> Directive: Using the material below, repeat exactly the lines from the one with "Output the component" through the one with "const series: any[] = [];", ends included, without any images.

> Data to use:
———

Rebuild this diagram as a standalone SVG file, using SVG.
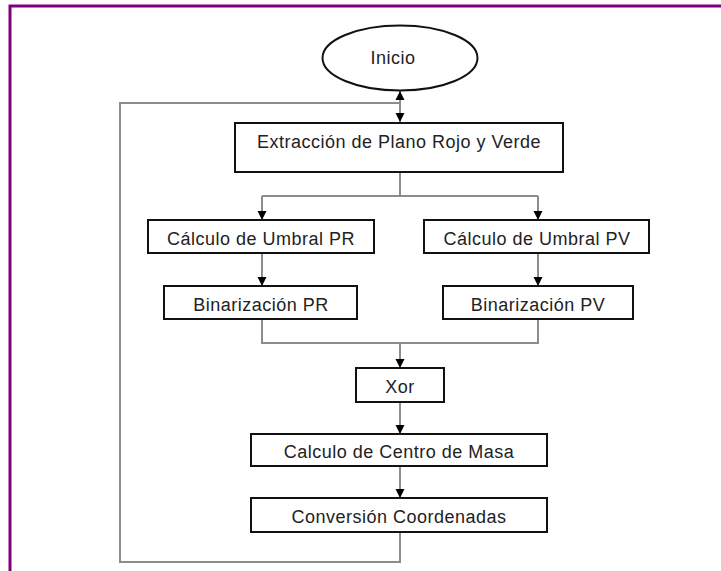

———

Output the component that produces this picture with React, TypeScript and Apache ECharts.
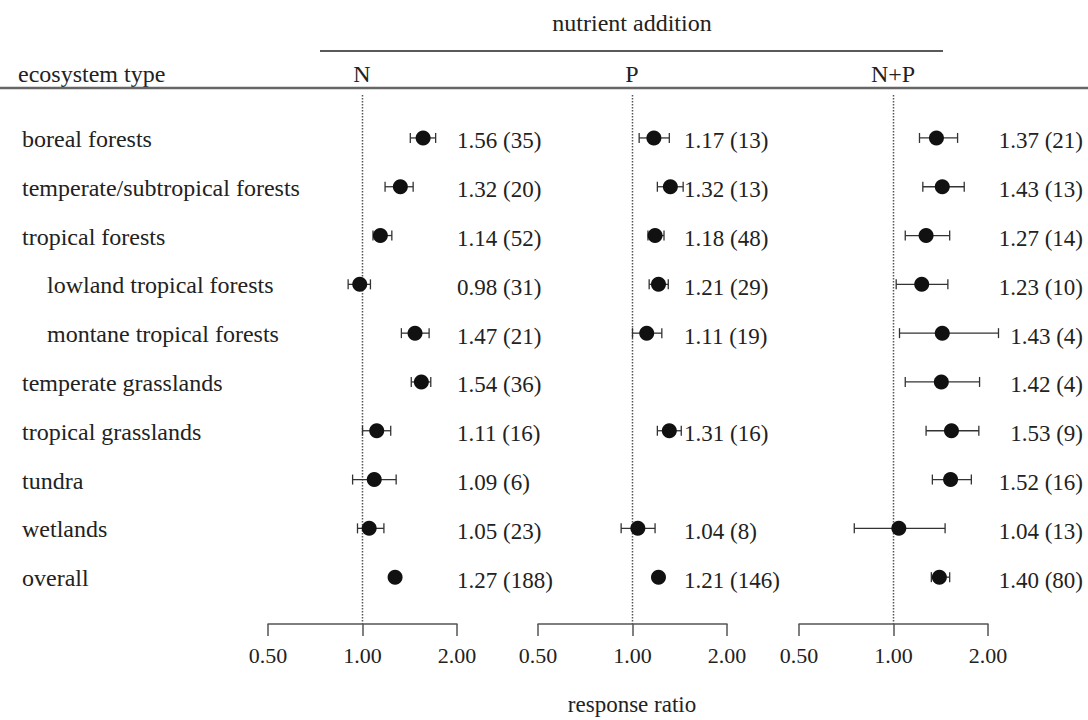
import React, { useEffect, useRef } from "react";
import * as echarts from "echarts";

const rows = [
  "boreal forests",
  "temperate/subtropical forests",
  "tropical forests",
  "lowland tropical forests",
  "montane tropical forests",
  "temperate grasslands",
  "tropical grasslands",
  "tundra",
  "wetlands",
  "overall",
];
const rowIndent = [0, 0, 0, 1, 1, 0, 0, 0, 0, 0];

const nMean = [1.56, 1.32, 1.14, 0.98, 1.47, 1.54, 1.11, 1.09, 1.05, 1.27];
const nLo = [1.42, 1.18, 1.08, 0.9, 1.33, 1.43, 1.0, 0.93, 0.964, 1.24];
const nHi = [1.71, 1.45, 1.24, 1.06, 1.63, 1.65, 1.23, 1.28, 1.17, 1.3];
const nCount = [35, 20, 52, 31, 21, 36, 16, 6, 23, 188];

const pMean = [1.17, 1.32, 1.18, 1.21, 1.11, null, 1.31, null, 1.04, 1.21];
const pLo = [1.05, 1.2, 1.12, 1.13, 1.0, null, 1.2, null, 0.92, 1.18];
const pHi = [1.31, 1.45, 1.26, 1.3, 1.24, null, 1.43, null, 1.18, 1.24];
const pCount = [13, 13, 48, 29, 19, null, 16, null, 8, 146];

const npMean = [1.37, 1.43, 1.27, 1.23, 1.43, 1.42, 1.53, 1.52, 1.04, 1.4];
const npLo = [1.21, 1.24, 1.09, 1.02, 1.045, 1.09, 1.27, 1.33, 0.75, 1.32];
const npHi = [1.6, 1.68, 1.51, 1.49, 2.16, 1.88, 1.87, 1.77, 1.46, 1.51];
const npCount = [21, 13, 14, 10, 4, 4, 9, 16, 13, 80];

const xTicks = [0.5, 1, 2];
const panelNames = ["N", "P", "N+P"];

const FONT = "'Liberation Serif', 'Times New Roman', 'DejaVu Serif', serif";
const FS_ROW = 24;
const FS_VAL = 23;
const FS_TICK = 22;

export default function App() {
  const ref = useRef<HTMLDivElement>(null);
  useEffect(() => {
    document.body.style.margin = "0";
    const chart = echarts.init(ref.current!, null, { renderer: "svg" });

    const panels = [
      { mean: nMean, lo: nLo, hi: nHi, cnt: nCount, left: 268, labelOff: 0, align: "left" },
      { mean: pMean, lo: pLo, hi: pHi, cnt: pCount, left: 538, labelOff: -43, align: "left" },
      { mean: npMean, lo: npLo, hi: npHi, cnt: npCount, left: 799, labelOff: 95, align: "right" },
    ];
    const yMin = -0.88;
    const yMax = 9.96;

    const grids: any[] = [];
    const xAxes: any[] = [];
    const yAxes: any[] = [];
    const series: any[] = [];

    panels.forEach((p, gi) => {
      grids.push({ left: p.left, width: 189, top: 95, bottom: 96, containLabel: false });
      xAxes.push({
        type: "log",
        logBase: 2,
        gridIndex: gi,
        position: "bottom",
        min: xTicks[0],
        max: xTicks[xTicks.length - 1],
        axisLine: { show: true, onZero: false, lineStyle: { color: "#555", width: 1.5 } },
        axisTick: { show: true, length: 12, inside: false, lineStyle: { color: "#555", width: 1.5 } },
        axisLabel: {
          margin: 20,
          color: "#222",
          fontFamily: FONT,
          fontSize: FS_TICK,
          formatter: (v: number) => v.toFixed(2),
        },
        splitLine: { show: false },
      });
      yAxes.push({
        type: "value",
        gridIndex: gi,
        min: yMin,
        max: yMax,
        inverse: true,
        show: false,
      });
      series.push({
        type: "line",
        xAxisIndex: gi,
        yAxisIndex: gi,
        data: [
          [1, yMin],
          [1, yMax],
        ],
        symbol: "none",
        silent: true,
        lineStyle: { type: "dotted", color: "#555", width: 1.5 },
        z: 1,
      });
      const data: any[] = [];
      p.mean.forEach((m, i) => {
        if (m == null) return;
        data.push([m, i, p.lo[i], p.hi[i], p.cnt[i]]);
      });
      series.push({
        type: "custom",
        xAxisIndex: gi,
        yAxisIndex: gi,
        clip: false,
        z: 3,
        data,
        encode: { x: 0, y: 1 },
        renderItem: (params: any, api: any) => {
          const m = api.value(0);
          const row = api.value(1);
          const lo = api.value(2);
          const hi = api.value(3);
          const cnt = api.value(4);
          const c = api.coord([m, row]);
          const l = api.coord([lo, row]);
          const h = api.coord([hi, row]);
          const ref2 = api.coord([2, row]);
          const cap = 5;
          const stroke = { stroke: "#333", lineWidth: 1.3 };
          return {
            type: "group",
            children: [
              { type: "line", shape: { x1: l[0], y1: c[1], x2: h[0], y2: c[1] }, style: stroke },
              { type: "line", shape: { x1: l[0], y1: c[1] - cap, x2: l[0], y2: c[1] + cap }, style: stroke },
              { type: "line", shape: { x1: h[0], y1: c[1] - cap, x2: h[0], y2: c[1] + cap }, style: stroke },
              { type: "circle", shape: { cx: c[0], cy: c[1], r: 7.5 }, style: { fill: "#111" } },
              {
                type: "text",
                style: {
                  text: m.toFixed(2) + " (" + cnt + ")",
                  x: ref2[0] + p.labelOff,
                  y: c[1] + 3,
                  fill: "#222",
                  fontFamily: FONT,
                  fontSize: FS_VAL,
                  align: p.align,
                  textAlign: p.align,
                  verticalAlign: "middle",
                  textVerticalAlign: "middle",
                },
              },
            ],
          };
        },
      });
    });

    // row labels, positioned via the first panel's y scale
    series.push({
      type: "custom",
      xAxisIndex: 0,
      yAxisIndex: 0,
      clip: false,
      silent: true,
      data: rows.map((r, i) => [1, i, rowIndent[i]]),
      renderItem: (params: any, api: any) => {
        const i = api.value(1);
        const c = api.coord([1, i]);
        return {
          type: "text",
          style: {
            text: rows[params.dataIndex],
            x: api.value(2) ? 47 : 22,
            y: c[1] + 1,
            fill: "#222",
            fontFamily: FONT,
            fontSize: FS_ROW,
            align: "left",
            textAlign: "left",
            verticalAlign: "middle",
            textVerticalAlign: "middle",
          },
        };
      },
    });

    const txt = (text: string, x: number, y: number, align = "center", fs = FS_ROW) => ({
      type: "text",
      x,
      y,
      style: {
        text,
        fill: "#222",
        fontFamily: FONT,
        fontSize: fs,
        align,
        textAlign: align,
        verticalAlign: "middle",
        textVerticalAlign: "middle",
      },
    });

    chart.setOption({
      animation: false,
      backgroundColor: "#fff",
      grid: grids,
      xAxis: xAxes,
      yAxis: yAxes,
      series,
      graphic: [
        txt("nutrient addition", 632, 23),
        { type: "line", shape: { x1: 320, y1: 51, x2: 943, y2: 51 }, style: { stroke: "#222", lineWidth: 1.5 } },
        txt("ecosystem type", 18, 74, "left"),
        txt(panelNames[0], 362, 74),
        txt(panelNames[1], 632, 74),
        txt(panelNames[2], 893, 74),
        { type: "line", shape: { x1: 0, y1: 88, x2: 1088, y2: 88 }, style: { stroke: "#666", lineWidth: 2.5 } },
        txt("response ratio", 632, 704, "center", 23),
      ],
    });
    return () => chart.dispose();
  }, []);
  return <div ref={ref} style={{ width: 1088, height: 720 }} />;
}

———

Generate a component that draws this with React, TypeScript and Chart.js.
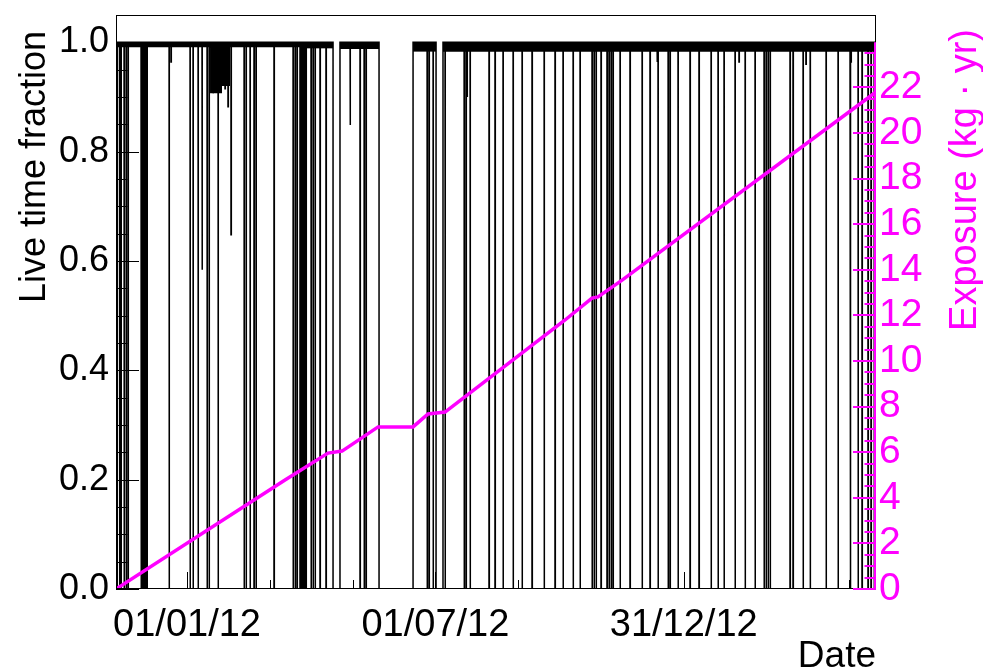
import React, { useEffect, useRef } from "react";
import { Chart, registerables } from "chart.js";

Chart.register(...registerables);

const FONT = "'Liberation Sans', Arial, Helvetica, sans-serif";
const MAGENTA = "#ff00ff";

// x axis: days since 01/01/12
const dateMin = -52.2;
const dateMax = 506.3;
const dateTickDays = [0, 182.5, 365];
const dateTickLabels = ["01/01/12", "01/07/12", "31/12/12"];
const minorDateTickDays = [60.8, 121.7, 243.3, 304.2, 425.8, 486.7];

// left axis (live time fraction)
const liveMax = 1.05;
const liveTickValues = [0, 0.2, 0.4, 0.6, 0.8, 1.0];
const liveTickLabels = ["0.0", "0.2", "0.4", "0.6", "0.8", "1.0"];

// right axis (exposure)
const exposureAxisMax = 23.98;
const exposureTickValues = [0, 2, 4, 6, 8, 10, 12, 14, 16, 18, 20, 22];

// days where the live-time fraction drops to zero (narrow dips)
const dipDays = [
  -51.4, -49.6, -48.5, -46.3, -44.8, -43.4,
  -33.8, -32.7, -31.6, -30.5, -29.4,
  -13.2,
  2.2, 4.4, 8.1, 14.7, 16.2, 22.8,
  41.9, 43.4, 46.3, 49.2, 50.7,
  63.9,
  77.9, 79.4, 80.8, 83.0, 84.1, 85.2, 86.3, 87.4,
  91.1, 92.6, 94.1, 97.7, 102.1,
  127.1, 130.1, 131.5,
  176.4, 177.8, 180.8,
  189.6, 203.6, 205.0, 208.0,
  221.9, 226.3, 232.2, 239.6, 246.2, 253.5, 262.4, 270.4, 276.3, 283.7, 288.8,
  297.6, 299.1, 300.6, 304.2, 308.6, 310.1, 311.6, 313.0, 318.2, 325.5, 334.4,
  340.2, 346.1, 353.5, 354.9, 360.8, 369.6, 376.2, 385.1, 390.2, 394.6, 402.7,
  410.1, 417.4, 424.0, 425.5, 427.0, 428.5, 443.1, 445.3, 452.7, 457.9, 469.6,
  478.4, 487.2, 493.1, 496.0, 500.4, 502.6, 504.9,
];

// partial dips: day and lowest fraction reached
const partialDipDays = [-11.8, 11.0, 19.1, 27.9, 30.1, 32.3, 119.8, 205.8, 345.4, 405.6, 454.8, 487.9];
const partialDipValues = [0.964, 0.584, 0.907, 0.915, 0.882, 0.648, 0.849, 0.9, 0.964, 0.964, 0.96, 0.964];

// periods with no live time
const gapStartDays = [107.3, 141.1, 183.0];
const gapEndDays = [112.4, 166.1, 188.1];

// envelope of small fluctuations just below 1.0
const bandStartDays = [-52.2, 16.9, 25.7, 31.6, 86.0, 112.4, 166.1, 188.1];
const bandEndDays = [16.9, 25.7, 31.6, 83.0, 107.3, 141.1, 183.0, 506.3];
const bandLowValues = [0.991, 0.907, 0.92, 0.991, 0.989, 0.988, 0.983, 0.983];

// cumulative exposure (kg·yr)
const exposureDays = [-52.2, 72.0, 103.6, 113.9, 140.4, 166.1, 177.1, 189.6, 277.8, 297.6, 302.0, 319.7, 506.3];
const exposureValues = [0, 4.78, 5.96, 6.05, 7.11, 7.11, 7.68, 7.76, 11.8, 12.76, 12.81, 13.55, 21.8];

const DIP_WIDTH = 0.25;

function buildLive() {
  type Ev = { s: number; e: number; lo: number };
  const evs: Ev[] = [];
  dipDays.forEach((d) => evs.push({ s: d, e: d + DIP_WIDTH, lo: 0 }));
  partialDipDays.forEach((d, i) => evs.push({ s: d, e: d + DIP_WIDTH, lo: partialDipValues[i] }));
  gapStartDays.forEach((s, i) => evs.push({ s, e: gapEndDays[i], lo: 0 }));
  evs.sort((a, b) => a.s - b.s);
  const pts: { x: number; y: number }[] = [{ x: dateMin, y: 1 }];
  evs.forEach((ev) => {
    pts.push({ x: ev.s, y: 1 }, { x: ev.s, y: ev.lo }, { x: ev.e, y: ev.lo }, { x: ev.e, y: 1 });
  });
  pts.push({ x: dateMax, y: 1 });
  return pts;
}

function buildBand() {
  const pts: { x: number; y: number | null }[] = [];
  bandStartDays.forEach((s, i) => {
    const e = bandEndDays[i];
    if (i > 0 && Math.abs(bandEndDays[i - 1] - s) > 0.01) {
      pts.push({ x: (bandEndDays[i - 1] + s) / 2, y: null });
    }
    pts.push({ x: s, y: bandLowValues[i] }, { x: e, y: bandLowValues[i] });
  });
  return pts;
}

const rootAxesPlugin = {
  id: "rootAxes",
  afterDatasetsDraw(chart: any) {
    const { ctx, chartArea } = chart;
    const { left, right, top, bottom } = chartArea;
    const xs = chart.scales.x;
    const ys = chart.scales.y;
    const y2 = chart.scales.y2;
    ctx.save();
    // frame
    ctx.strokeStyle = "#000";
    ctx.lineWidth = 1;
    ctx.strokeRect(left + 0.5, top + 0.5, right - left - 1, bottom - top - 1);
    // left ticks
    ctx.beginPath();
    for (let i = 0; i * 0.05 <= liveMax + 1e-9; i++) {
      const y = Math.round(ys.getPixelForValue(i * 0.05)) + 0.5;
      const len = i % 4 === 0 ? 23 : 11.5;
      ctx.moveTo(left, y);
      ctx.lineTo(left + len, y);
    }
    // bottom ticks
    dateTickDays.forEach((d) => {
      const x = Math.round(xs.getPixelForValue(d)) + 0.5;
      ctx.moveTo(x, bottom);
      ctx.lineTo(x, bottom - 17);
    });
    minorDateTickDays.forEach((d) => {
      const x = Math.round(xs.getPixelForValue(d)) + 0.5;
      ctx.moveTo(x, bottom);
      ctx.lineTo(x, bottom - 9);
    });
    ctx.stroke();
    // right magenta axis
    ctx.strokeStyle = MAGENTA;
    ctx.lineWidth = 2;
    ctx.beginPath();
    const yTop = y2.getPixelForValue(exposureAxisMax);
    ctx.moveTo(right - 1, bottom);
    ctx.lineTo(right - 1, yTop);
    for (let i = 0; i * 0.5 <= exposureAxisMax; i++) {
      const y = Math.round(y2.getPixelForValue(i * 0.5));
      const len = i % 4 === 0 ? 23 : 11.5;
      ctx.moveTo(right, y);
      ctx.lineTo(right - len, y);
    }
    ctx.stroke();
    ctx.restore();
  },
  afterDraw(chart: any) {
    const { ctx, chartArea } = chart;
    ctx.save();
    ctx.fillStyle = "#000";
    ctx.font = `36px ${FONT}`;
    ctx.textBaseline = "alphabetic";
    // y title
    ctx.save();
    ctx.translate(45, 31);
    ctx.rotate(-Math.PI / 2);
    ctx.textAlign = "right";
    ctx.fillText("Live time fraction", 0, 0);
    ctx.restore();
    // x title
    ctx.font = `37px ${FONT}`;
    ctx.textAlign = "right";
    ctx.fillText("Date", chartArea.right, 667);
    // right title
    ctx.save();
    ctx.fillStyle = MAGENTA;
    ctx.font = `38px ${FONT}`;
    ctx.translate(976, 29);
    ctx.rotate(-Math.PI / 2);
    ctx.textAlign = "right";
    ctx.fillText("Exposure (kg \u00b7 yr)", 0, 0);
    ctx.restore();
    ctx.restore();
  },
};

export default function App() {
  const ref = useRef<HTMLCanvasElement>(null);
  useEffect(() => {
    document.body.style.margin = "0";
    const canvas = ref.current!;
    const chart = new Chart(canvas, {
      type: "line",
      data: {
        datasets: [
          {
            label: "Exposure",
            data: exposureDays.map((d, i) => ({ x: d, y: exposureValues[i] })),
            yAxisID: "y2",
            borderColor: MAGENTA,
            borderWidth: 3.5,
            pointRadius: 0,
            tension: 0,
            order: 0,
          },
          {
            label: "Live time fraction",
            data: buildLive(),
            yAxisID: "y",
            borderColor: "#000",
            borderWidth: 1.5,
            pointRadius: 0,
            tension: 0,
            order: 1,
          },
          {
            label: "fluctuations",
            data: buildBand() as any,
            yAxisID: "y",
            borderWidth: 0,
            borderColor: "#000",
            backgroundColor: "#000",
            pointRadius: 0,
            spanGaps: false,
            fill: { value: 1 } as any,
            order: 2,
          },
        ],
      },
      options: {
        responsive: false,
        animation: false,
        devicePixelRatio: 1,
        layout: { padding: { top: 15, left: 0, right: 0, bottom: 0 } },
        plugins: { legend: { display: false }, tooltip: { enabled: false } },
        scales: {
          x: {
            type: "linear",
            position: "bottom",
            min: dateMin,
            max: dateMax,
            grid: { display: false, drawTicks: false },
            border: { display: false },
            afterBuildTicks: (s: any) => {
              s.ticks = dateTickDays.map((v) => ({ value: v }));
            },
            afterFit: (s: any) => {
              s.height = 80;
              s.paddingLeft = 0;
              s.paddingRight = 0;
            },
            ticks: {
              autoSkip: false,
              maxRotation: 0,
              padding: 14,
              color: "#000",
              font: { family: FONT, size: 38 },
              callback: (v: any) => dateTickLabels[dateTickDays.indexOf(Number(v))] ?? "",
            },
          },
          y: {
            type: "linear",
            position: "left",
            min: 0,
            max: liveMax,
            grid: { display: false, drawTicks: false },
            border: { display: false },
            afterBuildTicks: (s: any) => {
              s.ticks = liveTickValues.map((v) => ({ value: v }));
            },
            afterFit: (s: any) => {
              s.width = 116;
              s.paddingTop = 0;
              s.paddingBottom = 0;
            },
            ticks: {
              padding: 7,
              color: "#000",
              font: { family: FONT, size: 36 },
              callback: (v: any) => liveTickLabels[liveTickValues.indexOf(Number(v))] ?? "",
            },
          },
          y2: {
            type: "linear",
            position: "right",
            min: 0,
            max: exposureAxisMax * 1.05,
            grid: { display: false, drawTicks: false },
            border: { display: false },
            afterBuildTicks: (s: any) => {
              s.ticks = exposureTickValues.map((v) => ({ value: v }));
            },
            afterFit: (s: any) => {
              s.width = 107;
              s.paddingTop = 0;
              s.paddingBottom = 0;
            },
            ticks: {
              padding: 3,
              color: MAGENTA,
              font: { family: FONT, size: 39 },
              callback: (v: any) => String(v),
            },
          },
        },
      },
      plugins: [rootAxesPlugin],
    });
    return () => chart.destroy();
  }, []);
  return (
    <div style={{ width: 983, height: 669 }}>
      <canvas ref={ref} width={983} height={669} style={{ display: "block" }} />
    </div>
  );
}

———

> Result of this task:
Output the component that produces this picture with React, TypeScript and Apache ECharts.
import React, { useEffect, useRef } from "react";
import * as echarts from "echarts";

const rows = [
  "boreal forests",
  "temperate/subtropical forests",
  "tropical forests",
  "lowland tropical forests",
  "montane tropical forests",
  "temperate grasslands",
  "tropical grasslands",
  "tundra",
  "wetlands",
  "overall",
];
const rowIndent = [0, 0, 0, 1, 1, 0, 0, 0, 0, 0];

const nMean = [1.56, 1.32, 1.14, 0.98, 1.47, 1.54, 1.11, 1.09, 1.05, 1.27];
const nLo = [1.42, 1.18, 1.08, 0.9, 1.33, 1.43, 1.0, 0.93, 0.964, 1.24];
const nHi = [1.71, 1.45, 1.24, 1.06, 1.63, 1.65, 1.23, 1.28, 1.17, 1.3];
const nCount = [35, 20, 52, 31, 21, 36, 16, 6, 23, 188];

const pMean = [1.17, 1.32, 1.18, 1.21, 1.11, null, 1.31, null, 1.04, 1.21];
const pLo = [1.05, 1.2, 1.12, 1.13, 1.0, null, 1.2, null, 0.92, 1.18];
const pHi = [1.31, 1.45, 1.26, 1.3, 1.24, null, 1.43, null, 1.18, 1.24];
const pCount = [13, 13, 48, 29, 19, null, 16, null, 8, 146];

const npMean = [1.37, 1.43, 1.27, 1.23, 1.43, 1.42, 1.53, 1.52, 1.04, 1.4];
const npLo = [1.21, 1.24, 1.09, 1.02, 1.045, 1.09, 1.27, 1.33, 0.75, 1.32];
const npHi = [1.6, 1.68, 1.51, 1.49, 2.16, 1.88, 1.87, 1.77, 1.46, 1.51];
const npCount = [21, 13, 14, 10, 4, 4, 9, 16, 13, 80];

const xTicks = [0.5, 1, 2];
const panelNames = ["N", "P", "N+P"];

const FONT = "'Liberation Serif', 'Times New Roman', 'DejaVu Serif', serif";
const FS_ROW = 24;
const FS_VAL = 23;
const FS_TICK = 22;

export default function App() {
  const ref = useRef<HTMLDivElement>(null);
  useEffect(() => {
    document.body.style.margin = "0";
    const chart = echarts.init(ref.current!, null, { renderer: "svg" });

    const panels = [
      { mean: nMean, lo: nLo, hi: nHi, cnt: nCount, left: 268, labelOff: 0, align: "left" },
      { mean: pMean, lo: pLo, hi: pHi, cnt: pCount, left: 538, labelOff: -43, align: "left" },
      { mean: npMean, lo: npLo, hi: npHi, cnt: npCount, left: 799, labelOff: 95, align: "right" },
    ];
    const yMin = -0.88;
    const yMax = 9.96;

    const grids: any[] = [];
    const xAxes: any[] = [];
    const yAxes: any[] = [];
    const series: any[] = [];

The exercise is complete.